In designing a program, coaches should map drills to typical decision points within the sport. Identify situations where split-second choices determine success, and craft tasks that force immediate evaluation of options under fatigue. Incorporate reactive elements that require athletes to respond to an external cue rather than relying on a constant internal plan. Emphasize quality over quantity: repeated cycles with deliberate intent yield better learning than dozens of rote repetitions. Use varied angles and surfaces to simulate real game terrain, and progressively shorten response windows to mirror the late-game tempo. Regular practice with intentional challenges builds confidence when decisions must carry momentum under pressure.

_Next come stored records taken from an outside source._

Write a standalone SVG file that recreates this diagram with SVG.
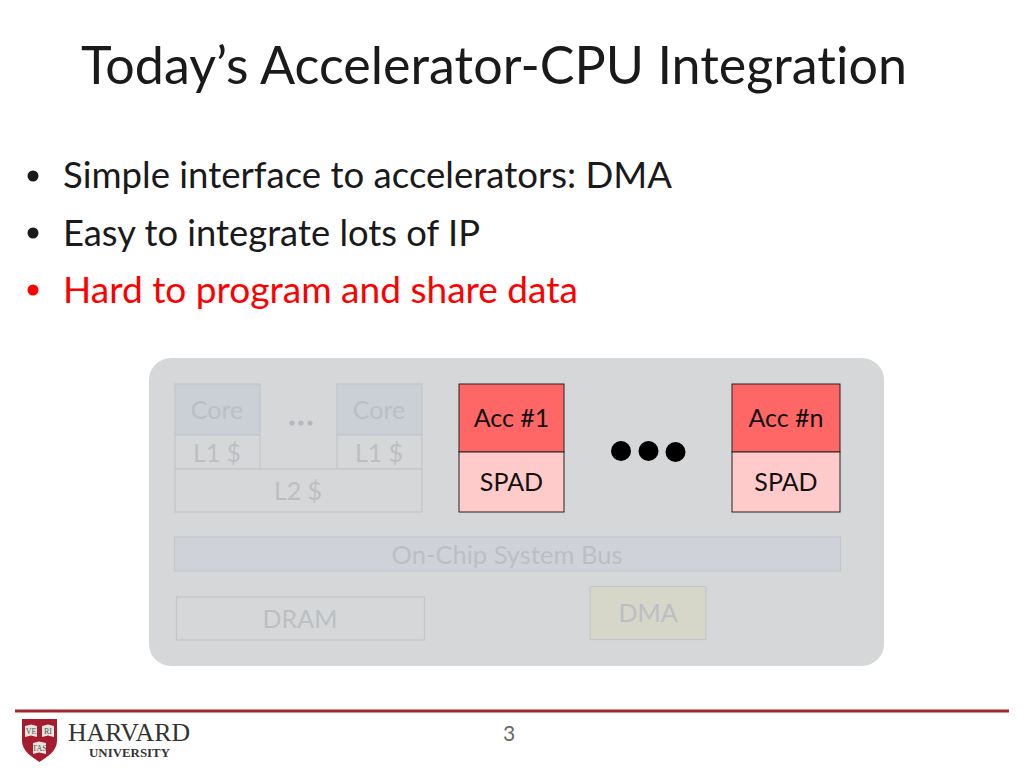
<svg xmlns="http://www.w3.org/2000/svg" width="1024" height="768" viewBox="0 0 1024 768">
<style>
text{font-family:"Lato","Noto Sans",sans-serif;font-variant-ligatures:none}
.b{font-size:36px;fill:#1a1a1a}
.c{text-anchor:middle;font-size:25px;fill:#bcbfc2}
.k{text-anchor:middle;font-size:25px;fill:#111}
.g{fill:#d5d7d9;stroke:#c3c6c9;stroke-width:1.2}
.a{fill:#ff6666;stroke:#222;stroke-width:1}
.s{fill:#ffcaca;stroke:#222;stroke-width:1}
.h{font-family:"Liberation Serif",serif;fill:#333}
</style>
<rect width="1024" height="768" fill="#fff"/>
<text id="title" x="81" y="84" font-size="53" fill="#1a1a1a" textLength="826" lengthAdjust="spacingAndGlyphs">Today’s Accelerator-CPU Integration</text>
<g id="bullets">
<circle cx="33" cy="176" r="5.500" fill="#1a1a1a"/><text class="b" x="63" y="188" textLength="609" lengthAdjust="spacingAndGlyphs">Simple interface to accelerators: DMA</text>
<circle cx="33" cy="233" r="5.500" fill="#1a1a1a"/><text class="b" x="63" y="246" textLength="417" lengthAdjust="spacingAndGlyphs">Easy to integrate lots of IP</text>
<circle cx="33" cy="290" r="5.500" fill="#ff0000"/><text class="b" x="63" y="303" style="fill:#ff0000" textLength="515" lengthAdjust="spacingAndGlyphs">Hard to program and share data</text>
</g>
<rect id="panel" x="149" y="358" width="735" height="308" rx="22" fill="#d5d7d9"/>
<g id="core1"><rect class="g" x="175" y="384" width="85" height="51" style="fill:#cad0d5"/><text class="c" x="217" y="419">Core</text></g>
<g id="l1a"><rect class="g" x="175" y="435" width="85" height="34"/><text class="c" x="217" y="462">L1 $</text></g>
<g id="core2"><rect class="g" x="337" y="384" width="85" height="51" style="fill:#cad0d5"/><text class="c" x="379" y="419">Core</text></g>
<g id="l1b"><rect class="g" x="337" y="435" width="85" height="34"/><text class="c" x="379" y="462">L1 $</text></g>
<g id="l2"><rect class="g" x="175" y="469" width="247" height="43"/><text class="c" x="298" y="500">L2 $</text></g>
<g id="dots-small" fill="#b5b9bd"><circle cx="292" cy="423" r="2.600"/><circle cx="301" cy="423" r="2.600"/><circle cx="310" cy="423" r="2.600"/></g>
<g id="bus"><rect class="g" x="174.500" y="537" width="666" height="34" style="fill:#d0d2da"/><text class="c" x="507" y="564" textLength="231" lengthAdjust="spacingAndGlyphs">On-Chip System Bus</text></g>
<g id="dram"><rect class="g" x="176.500" y="597" width="248" height="43"/><text class="c" x="300" y="628">DRAM</text></g>
<g id="dma"><rect class="g" x="590" y="586.500" width="116" height="53" style="fill:#d6d6c9"/><text class="c" x="648" y="622">DMA</text></g>
<g id="acc1"><rect class="a" x="459" y="384" width="105" height="68"/><text class="k" x="511.500" y="427">Acc #1</text></g>
<g id="spad1"><rect class="s" x="459" y="452" width="105" height="60"/><text class="k" x="511.500" y="491">SPAD</text></g>
<g id="accn"><rect class="a" x="732" y="384" width="108" height="68"/><text class="k" x="786" y="427">Acc #n</text></g>
<g id="spadn"><rect class="s" x="732" y="452" width="108" height="60"/><text class="k" x="786" y="491">SPAD</text></g>
<g id="dots-big" fill="#000"><circle cx="621" cy="451" r="10"/><circle cx="648.500" cy="451" r="10"/><circle cx="675.500" cy="452" r="10"/></g>
<rect id="rule" x="15" y="709.500" width="994" height="3" fill="#a3252e"/>
<text id="page" x="509" y="741" font-size="21" text-anchor="middle" fill="#666">3</text>
<g id="logo">
<path d="M22 719H57V741C57 751 47 757 39.500 762C32 757 22 751 22 741Z" fill="#a51c30"/>
<path d="M25 726L31 724.500L37 726V737L31 735.500L25 737ZM42 726L48 724.500L54 726V737L48 735.500L42 737ZM33 743L39 741.500L46 743V754L39 752.500L33 754Z" fill="#e8e4dc"/>
<text x="31" y="734" font-size="8" text-anchor="middle" fill="#555" style="font-family:'Liberation Serif',serif">VE</text>
<text x="48" y="734" font-size="8" text-anchor="middle" fill="#555" style="font-family:'Liberation Serif',serif">RI</text>
<text x="39.500" y="751" font-size="8" text-anchor="middle" fill="#555" style="font-family:'Liberation Serif',serif">TAS</text>
<text class="h" x="68" y="741" font-size="26" textLength="122" lengthAdjust="spacingAndGlyphs">HARVARD</text>
<text class="h" x="89" y="757" font-size="13.500" font-weight="bold" textLength="81" lengthAdjust="spacingAndGlyphs">UNIVERSITY</text>
</g>
</svg>
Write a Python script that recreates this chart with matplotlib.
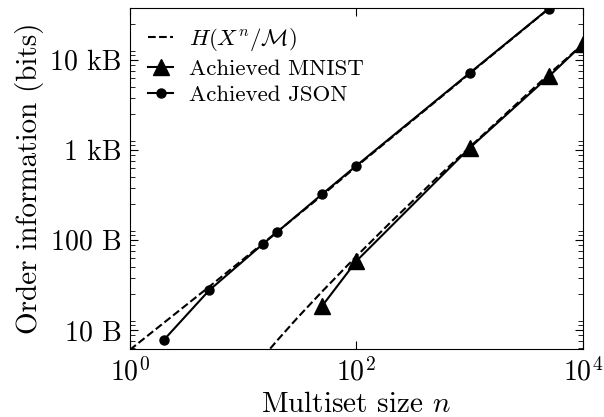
"""
Order information vs multiset size (log-log)
"""
import matplotlib
matplotlib.use("Agg")
import matplotlib.pyplot as plt
from matplotlib.ticker import FixedLocator, LogLocator, NullLocator, NullFormatter

plt.rcParams['font.family'] = 'serif'
plt.rcParams['font.serif'] = ['cmr10']
plt.rcParams['mathtext.fontset'] = 'cm'
plt.rcParams['axes.unicode_minus'] = False
plt.rcParams['axes.formatter.use_mathtext'] = True

# values in bits
n_bound_json = [1, 2, 5, 10, 20, 50, 100, 1000, 10000]
bound_json = [48, 96, 240, 485, 980, 2500, 5200, 56000, 600000]

n_bound_mnist = [15, 20, 30, 50, 100, 200, 500, 1000, 2000, 5000, 10000]
bound_mnist = [40, 61, 108, 214, 525, 1245, 3770, 8530, 19050, 55100, 118500]

n_mnist = [50, 100, 1000, 5000, 10000]
achieved_mnist = [148, 464, 8360, 52000, 119000]

n_json = [2, 5, 15, 20, 50, 100, 1000, 5000]
achieved_json = [62, 219, 720, 976, 2576, 5312, 56800, 295200]

# tick positions (bits) and their byte labels
ytick_vals = [80, 800, 8000, 80000]
ytick_labels = ['10 B', '100 B', '1 kB', '10 kB']

fig = plt.figure(figsize=(6.04, 4.17), dpi=100)
ax = fig.add_axes([0.215, 0.163, 0.75, 0.818])

ax.plot(n_bound_json, bound_json, 'k--', lw=1.5, label=r'$H(X^n/\mathcal{M})$')
ax.plot(n_mnist, achieved_mnist, 'k-', marker='^', ms=11, lw=1.5,
        label='Achieved MNIST')
ax.plot(n_json, achieved_json, 'k-', marker='o', ms=6.5, lw=1.5,
        label='Achieved JSON')
ax.plot(n_bound_mnist, bound_mnist, 'k--', lw=1.5)

ax.set_xscale('log')
ax.set_yscale('log')
ax.set_xlim(1, 1e4)
ax.set_ylim(49, 3.0e5)

ax.xaxis.set_major_locator(FixedLocator([1, 100, 10000]))
ax.xaxis.set_minor_locator(NullLocator())
ax.yaxis.set_major_locator(FixedLocator(ytick_vals))
ax.set_yticklabels(ytick_labels)
ax.yaxis.set_minor_locator(LogLocator(base=10, subs=range(1, 10), numticks=50))
ax.yaxis.set_minor_formatter(NullFormatter())

ax.tick_params(which='both', direction='in', top=True, right=True, labelsize=20)
ax.tick_params(which='major', length=6, pad=6)
ax.tick_params(which='minor', length=3.5)

ax.set_xlabel('Multiset size $n$', fontsize=21, labelpad=4)
ax.set_ylabel('Order information (bits)', fontsize=21)

ax.legend(loc='upper left', frameon=False, fontsize=16.5, handlelength=1.1,
          handletextpad=0.7, labelspacing=0.25, borderaxespad=0.4)

fig.savefig('out.png', dpi=100)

Decision-focused drills sharpen perception, action, and tactical awareness.
A practical starter drill blends agility ladders with a decision cue. Place two cones at opposite ends of a ladder and assign each cone a color or symbol representing a permissible action, such as pass, shoot, or dribble. The athlete navigates the ladder, then must choose an action tied to the cue within a narrow time frame. This setup merges footwork with cognitive processing, forcing rapid integration of spatial awareness, motor control, and strategic intent. Variations can switch cue visibility, add a defender, or swap the ladder for a reactionary mat to increase complexity. Over time, decelerations, accelerations, and changes of direction should remain fluid while cue-response fidelity improves.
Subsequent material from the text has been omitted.